Sands has argued that the results are not valid because officers often don't know the race of the suspect when they decide to pull over a car. That may or may not be true. But our study looked not just at motor vehicle stops but at pedestrian stops as well, which also showed racial disparities. We also found that, once people were stopped, officers were more likely to frisk, search or arrest African Americans and Latinos than whites. At the point of making these decisions, officers can certainly see the apparent race of the suspects.

It is particularly telling that neither Bratton nor Sands responded to the evidence that the frisks and searches of minorities systematically produced less evidence of crime than the frisks and searches of whites. It is implausible that higher frisk and search rates are justified by higher minority criminality, when these frisks and searches are substantially less likely to uncover weapons, drugs or other types of contraband. Independent of racial disparity, it is a sign of ineffective policing to have officers engage in such a large number of fruitless searches.

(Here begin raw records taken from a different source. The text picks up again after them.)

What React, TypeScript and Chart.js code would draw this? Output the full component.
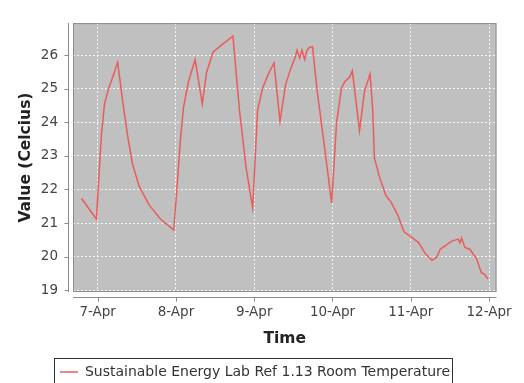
import React, { useEffect, useRef } from 'react';
import { Chart, registerables } from 'chart.js';

Chart.register(...registerables);

// x: days since 7-Apr 00:00
const dayOffsets = [
  -0.206, -0.016, 0.047, 0.088, 0.142, 0.193, 0.256, 0.319, 0.382, 0.445,
  0.53, 0.656, 0.803, 0.971, 1.013, 1.055, 1.097, 1.16, 1.245, 1.337,
  1.391, 1.475, 1.601, 1.728, 1.812, 1.895, 1.98, 2.043, 2.106, 2.19,
  2.253, 2.329, 2.4, 2.463, 2.526, 2.547, 2.581, 2.61, 2.644, 2.673,
  2.711, 2.745, 2.8, 2.863, 2.926, 2.989, 3.052, 3.115, 3.156, 3.22,
  3.253, 3.345, 3.409, 3.48, 3.514, 3.535, 3.598, 3.682, 3.745, 3.83,
  3.913, 3.997, 4.102, 4.187, 4.271, 4.334, 4.376, 4.439, 4.523, 4.607,
  4.628, 4.649, 4.691, 4.754, 4.839, 4.902, 4.943, 4.985,
];

const temperatures = [
  21.73, 21.12, 23.61, 24.56, 25.02, 25.35, 25.79, 24.64, 23.61, 22.76,
  22.1, 21.54, 21.12, 20.79, 22.02, 23.43, 24.45, 25.21, 25.87, 24.55,
  25.49, 26.1, 26.34, 26.57, 24.36, 22.67, 21.45, 24.36, 25.02, 25.49,
  25.77, 24.03, 25.12, 25.58, 25.96, 26.15, 25.92, 26.15, 25.87, 26.15,
  26.25, 26.25, 25.02, 23.89, 22.76, 21.59, 24.0, 25.02, 25.21, 25.35,
  25.54, 23.75, 24.93, 25.44, 24.36, 22.95, 22.39, 21.82, 21.63, 21.26,
  20.74, 20.6, 20.41, 20.08, 19.89, 19.99, 20.22, 20.32, 20.46, 20.52,
  20.41, 20.55, 20.27, 20.22, 19.94, 19.52, 19.47, 19.33,
];

const xTickValues = [0, 1, 2, 3, 4, 5];
const xTickLabels = ['7-Apr', '8-Apr', '9-Apr', '10-Apr', '11-Apr', '12-Apr'];
const yTickValues = [19, 20, 21, 22, 23, 24, 25, 26];
const seriesLabel = 'Sustainable Energy Lab Ref 1.13 Room Temperature';
const xTitle = 'Time';
const yTitle = 'Value (Celcius)';

const AXIS_GAP = 5;
const TICK_LEN = 4;

const plotDecor = {
  id: 'plotDecor',
  beforeDraw(chart: any) {
    const { ctx, chartArea: a } = chart;
    ctx.save();
    ctx.fillStyle = '#c0c0c0';
    ctx.fillRect(a.left, a.top, a.right - a.left, a.bottom - a.top);
    ctx.restore();
  },
  afterDraw(chart: any) {
    const { ctx, chartArea: a } = chart;
    const xs = chart.scales.x;
    const ys = chart.scales.y;
    ctx.save();
    // plot border
    ctx.strokeStyle = '#8e8e8e';
    ctx.lineWidth = 1;
    ctx.strokeRect(a.left + 0.5, a.top + 0.5, a.right - a.left - 1, a.bottom - a.top - 1);
    // offset axis lines
    ctx.strokeStyle = '#8a8a8a';
    ctx.beginPath();
    const yx = Math.round(a.left - AXIS_GAP) + 0.5;
    ctx.moveTo(yx, a.top);
    ctx.lineTo(yx, a.bottom);
    const xy = Math.round(a.bottom + AXIS_GAP) + 0.5;
    ctx.moveTo(a.left, xy);
    ctx.lineTo(a.right, xy);
    ys.ticks.forEach((_t: any, i: number) => {
      const p = Math.round(ys.getPixelForTick(i)) + 0.5;
      ctx.moveTo(yx, p);
      ctx.lineTo(yx - TICK_LEN, p);
    });
    xs.ticks.forEach((_t: any, i: number) => {
      const p = Math.round(xs.getPixelForTick(i)) + 0.5;
      ctx.moveTo(p, xy);
      ctx.lineTo(p, xy + TICK_LEN);
    });
    ctx.stroke();
    // legend frame
    const lg = chart.legend;
    if (lg && lg.legendHitBoxes && lg.legendHitBoxes.length) {
      const hb = lg.legendHitBoxes[0];
      const cy = hb.top + hb.height / 2;
      ctx.strokeStyle = '#333';
      ctx.strokeRect(Math.round(hb.left - 6) + 0.5, Math.round(cy - 14) + 0.5, Math.round(hb.width + 8), 40);
    }
    ctx.restore();
  },
};

export default function App() {
  const canvasRef = useRef<HTMLCanvasElement | null>(null);

  useEffect(() => {
    if (!canvasRef.current) return;
    const tickFont = { family: 'DejaVu Sans', size: 13.5 };
    const titleFont = { family: 'DejaVu Sans', size: 15.5, weight: 'bold' as const };
    const chart = new Chart(canvasRef.current, {
      type: 'line',
      data: {
        datasets: [
          {
            label: seriesLabel,
            data: dayOffsets.map((d, i) => ({ x: d, y: temperatures[i] })),
            borderColor: '#ea5b5b',
            backgroundColor: '#ea5b5b',
            borderWidth: 1.5,
            pointRadius: 0,
            tension: 0,
            fill: false,
          },
        ],
      },
      options: {
        animation: false,
        responsive: true,
        maintainAspectRatio: false,
        layout: { padding: { left: 8, right: 22, top: 8, bottom: 0 } },
        plugins: {
          tooltip: { enabled: false },
          legend: {
            position: 'bottom',
            maxHeight: 18,
            labels: {
              usePointStyle: true,
              pointStyle: 'line',
              pointStyleWidth: 18,
              boxHeight: 12,
              padding: 0,
              color: '#333',
              font: { family: 'DejaVu Sans', size: 14 },
            },
          },
        },
        scales: {
          x: {
            type: 'linear',
            min: -0.315,
            max: 5.095,
            afterBuildTicks: (scale: any) => {
              scale.ticks = xTickValues.map((v) => ({ value: v }));
            },
            afterFit: (scale: any) => {
              scale.height = 73;
            },
            ticks: {
              autoSkip: false,
              maxRotation: 0,
              padding: 12,
              color: '#444',
              font: tickFont,
              callback: (v: any) => {
                const i = xTickValues.indexOf(Number(v));
                return i >= 0 ? xTickLabels[i] : '';
              },
            },
            grid: { color: 'rgba(255,255,255,0.85)', drawTicks: false, lineWidth: 1 },
            border: { display: false, dash: [2, 2] },
            title: { display: true, text: xTitle, color: '#222', font: titleFont, padding: { top: 0, bottom: 17 } },
          },
          y: {
            type: 'linear',
            min: 18.944,
            max: 26.96,
            afterBuildTicks: (scale: any) => {
              scale.ticks = yTickValues.map((v) => ({ value: v }));
            },
            afterFit: (scale: any) => {
              scale.width = 65;
            },
            ticks: {
              autoSkip: false,
              padding: 15,
              color: '#444',
              font: tickFont,
              callback: (v: any) => String(v),
            },
            grid: { color: 'rgba(255,255,255,0.85)', drawTicks: false, lineWidth: 1 },
            border: { display: false, dash: [2, 2] },
            title: { display: true, text: yTitle, color: '#222', font: titleFont, padding: { top: 9, bottom: 0 } },
          },
        },
      },
      plugins: [plotDecor],
    });
    return () => chart.destroy();
  }, []);

  return (
    <div style={{ position: 'absolute', left: 0, top: 0, width: 524, height: 383, background: '#fff' }}>
      <canvas ref={canvasRef} />
    </div>
  );
}
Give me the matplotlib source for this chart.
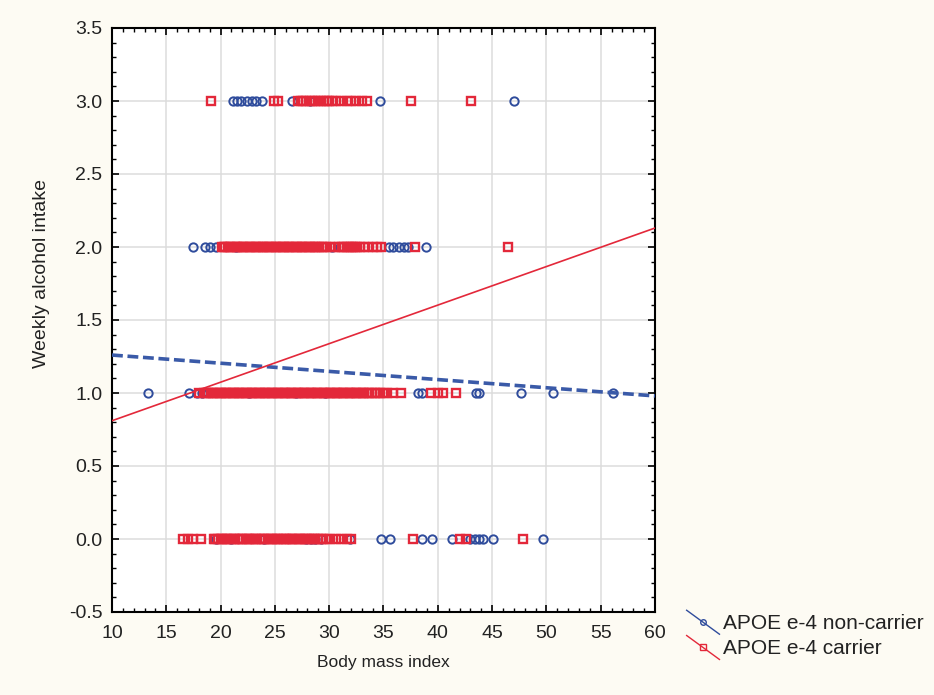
import matplotlib
matplotlib.use("Agg")
import matplotlib.pyplot as plt
from matplotlib.lines import Line2D
from matplotlib.legend_handler import HandlerBase
from matplotlib.ticker import MultipleLocator

plt.rcParams['font.family'] = ['Liberation Sans', 'DejaVu Sans']

# ---------------- data ----------------
# APOE e-4 non-carrier (blue circles): BMI values at each alcohol-intake level
nc_bmi_0 = [19.6, 21.0, 24.0, 27.9, 28.3, 28.7, 29.2, 31.9, 34.8, 35.6, 38.5, 39.5,
            41.3, 43.0, 43.4, 43.8, 44.2, 45.1, 49.7]
nc_bmi_1 = [13.3, 17.1, 17.8, 18.3, 22.6, 26.9, 29.6, 38.2, 38.5, 43.5, 43.8,
            47.7, 50.6, 56.1]
nc_bmi_2 = [17.5, 18.6, 19.0, 19.6, 21.4, 30.3, 35.5, 35.9, 36.4, 36.9, 37.3, 38.9]
nc_bmi_3 = [21.1, 21.5, 21.9, 22.4, 22.9, 23.3, 23.8, 26.6, 28.2, 34.7, 47.0]

# APOE e-4 carrier (red squares)
c_bmi_0 = [16.5, 17.0, 17.5, 18.2,
           19.4, 19.5, 19.8, 20.0, 20.1, 20.4, 20.6, 20.7, 21.0, 21.2, 21.3, 21.6,
           21.8, 22.0, 22.1, 22.4, 22.6, 22.7, 23.0, 23.2, 23.3, 23.6, 23.8, 24.0,
           24.1, 24.4, 24.6, 24.7, 25.0, 25.2, 25.3, 25.6, 25.8, 26.0, 26.1, 26.4,
           26.6, 26.7, 27.0, 27.2, 27.3, 27.6, 27.8, 28.0, 28.1, 28.4, 28.6, 28.7,
           29.0, 29.2, 29.4, 29.7,
           30.1, 30.6, 31.1, 31.6, 32.0, 37.7, 42.0, 42.6, 47.8]
c_bmi_1 = [18.0, 18.5, 18.7, 18.8, 19.1, 19.3, 19.4, 19.7, 19.9, 20.0, 20.3, 20.5,
           20.6, 20.9, 21.1, 21.2, 21.5, 21.7, 21.8, 22.1, 22.3, 22.4, 22.7, 22.9,
           23.0, 23.3, 23.5, 23.6, 23.9, 24.1, 24.2, 24.5, 24.7, 24.8, 25.1, 25.3,
           25.4, 25.7, 25.9, 26.0, 26.3, 26.5, 26.6, 26.9, 27.1, 27.2, 27.5, 27.7,
           27.8, 28.1, 28.3, 28.4, 28.7, 28.9, 29.0, 29.3, 29.5, 29.6, 29.9, 30.1,
           30.2, 30.5, 30.7, 30.8, 31.1, 31.3, 31.4, 31.7, 31.9, 32.0, 32.3, 32.5,
           32.6, 32.9, 33.1, 33.2, 33.5, 33.7, 33.9, 34.2, 34.4, 34.7, 35.0, 35.3,
           35.9, 36.6, 39.4, 40.0, 40.5, 41.7]
c_bmi_2 = [20.1, 20.3, 20.4, 20.7, 20.9, 21.0, 21.3, 21.5, 21.6, 21.9, 22.1, 22.2,
           22.5, 22.7, 22.8, 23.1, 23.3, 23.4, 23.7, 23.9, 24.0, 24.3, 24.5, 24.6,
           24.9, 25.1, 25.2, 25.5, 25.7, 25.8, 26.1, 26.3, 26.4, 26.7, 26.9, 27.0,
           27.3, 27.5, 27.6, 27.9, 28.1, 28.2, 28.5, 28.7, 28.8, 29.1, 29.3, 29.5,
           29.7, 30.1, 30.5, 30.9, 31.2, 31.4, 31.6, 31.8, 32.0, 32.2, 32.4, 32.6,
           32.8, 33.2, 33.6, 34.0, 34.4, 34.8, 37.9, 46.5]
c_bmi_3 = [19.1, 24.9, 25.3, 27.1, 27.4, 27.6, 27.9, 28.2, 28.4, 28.7, 29.0, 29.2,
           29.5, 29.8, 30.0, 30.3, 30.6, 31.1, 31.6, 32.0, 32.5, 33.0, 33.5, 37.5,
           43.1]

intake_levels = [0.0, 1.0, 2.0, 3.0]

# fitted regression lines (values at the x-range ends)
fit_bmi = [10, 60]
fit_noncarrier = [1.26, 0.98]
fit_carrier = [0.81, 2.13]

labels = ["APOE e-4 non-carrier", "APOE e-4 carrier"]
x_ticks = [10, 15, 20, 25, 30, 35, 40, 45, 50, 55, 60]
y_ticks = [-0.5, 0.0, 0.5, 1.0, 1.5, 2.0, 2.5, 3.0, 3.5]

# ---------------- style ----------------
BLUE = '#2f4c9c'
BLUE_LINE = '#3a5aa8'
RED = '#e3283a'
TXT = '#222222'

fig = plt.figure(figsize=(9.34, 6.95), dpi=100, facecolor='#fdfbf3')
ax = fig.add_axes([112/934, 1-612/695, (655-112)/934, (612-28)/695])
ax.set_facecolor('white')

nc_rows = [nc_bmi_0, nc_bmi_1, nc_bmi_2, nc_bmi_3]
c_rows = [c_bmi_0, c_bmi_1, c_bmi_2, c_bmi_3]

for lvl, xs in zip(intake_levels, nc_rows):
    ax.plot(xs, [lvl]*len(xs), linestyle='none', marker='o', ms=6,
            mfc='none', mec=BLUE, mew=1.4, zorder=3)
for lvl, xs in zip(intake_levels, c_rows):
    ax.plot(xs, [lvl]*len(xs), linestyle='none', marker='s', ms=6,
            mfc='none', mec=RED, mew=1.7, zorder=4)

ax.plot(fit_bmi, fit_noncarrier, color=BLUE_LINE, lw=2.6,
        linestyle=(0, (3, 1.3)), zorder=5)
ax.plot(fit_bmi, fit_carrier, color=RED, lw=1.2, zorder=5)

ax.set_xlim(10, 60)
ax.set_ylim(-0.5, 3.5)
ax.set_xticks(x_ticks)
ax.set_yticks(y_ticks)
ax.set_yticklabels([f"{v:.1f}" for v in y_ticks])
ax.xaxis.set_minor_locator(MultipleLocator(1))
ax.yaxis.set_minor_locator(MultipleLocator(0.1))
ax.grid(True, which='major', color='#dcdcdc', lw=1.1, zorder=0)
ax.set_axisbelow(True)

for s in ax.spines.values():
    s.set_color('black')
    s.set_linewidth(1.5)

ax.tick_params(which='both', direction='in', top=True, right=True, colors='black')
ax.tick_params(which='major', length=5, width=1.2)
ax.tick_params(which='minor', length=3, width=1.0)
ax.tick_params(axis='x', which='major', pad=9, labelsize=14, labelcolor=TXT)
ax.tick_params(axis='y', which='major', pad=7, labelsize=14, labelcolor=TXT)

ax.set_xlabel("Body mass index", fontsize=12.5, color=TXT, labelpad=10)
ax.set_ylabel("Weekly alcohol intake", fontsize=14, color=TXT)
ax.yaxis.set_label_coords(-0.115, 0.58)


class DiagHandler(HandlerBase):
    def create_artists(self, legend, orig_handle, xdescent, ydescent, width,
                       height, fontsize, trans):
        x0, x1 = -xdescent + 0.1*width, -xdescent + width
        y0, y1 = -ydescent + height + 0.2*fontsize, -ydescent - 0.25*fontsize
        ln = Line2D([x0, x1], [y0, y1], color=orig_handle.get_color(), lw=1.0,
                    transform=trans)
        mk = Line2D([(x0+x1)/2], [(y0+y1)/2], linestyle='none',
                    marker=orig_handle.get_marker(), ms=4, mfc='none',
                    mec=orig_handle.get_markeredgecolor(), mew=1.0, transform=trans)
        return [ln, mk]


h1 = Line2D([], [], color=BLUE, marker='o', mec=BLUE)
h2 = Line2D([], [], color=RED, marker='s', mec=RED)
fig.legend([h1, h2], labels, handler_map={Line2D: DiagHandler()},
           loc='upper left', bbox_to_anchor=(683/934, 1-614/695),
           frameon=False, fontsize=15, handlelength=1.75, handletextpad=0.15,
           labelspacing=0.3, borderpad=0, borderaxespad=0, labelcolor=TXT)

fig.savefig("out.png", dpi=100, facecolor=fig.get_facecolor())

Sands charges that I cannot use data to "prove what 9,700 individual officers are thinking when they make traffic stops." But if he thinks that is what I tried to do, he seriously misreads the report. I never suggested that the data show what an officer might be thinking, and I was careful not to attribute the disparities to conscious discrimination on the part of individual officers.

What the report finds is that there are statistically significant racial disparities in a variety of police behaviors that are not explained by legitimate police concerns such as the local crime rate -- or, in the cases of frisks and searches, the likelihood of actually uncovering contraband.

My inability to probe the minds of officers does not make my results less important. The report shows that people of color in Los Angeles experience harsher treatment by police that doesn't appear to be justified by any legitimate law enforcement concerns. The LAPD can't just deny that racism is involved and let the matter rest; it should take steps to address that inequality.

So what does this all mean? The LAPD should be more open to evidence-based policing. Bratton, with good reason, extols data-driven policing when it comes to detecting emerging patterns of crime. The department already has an early warning system to identify officers with troubling patterns of uses of force or civilian complaints, but that system doesn't address racial disparities, even though the data to do so are available. The department must be as open to the same kinds of statistical analysis when it comes to tests of racial disparity.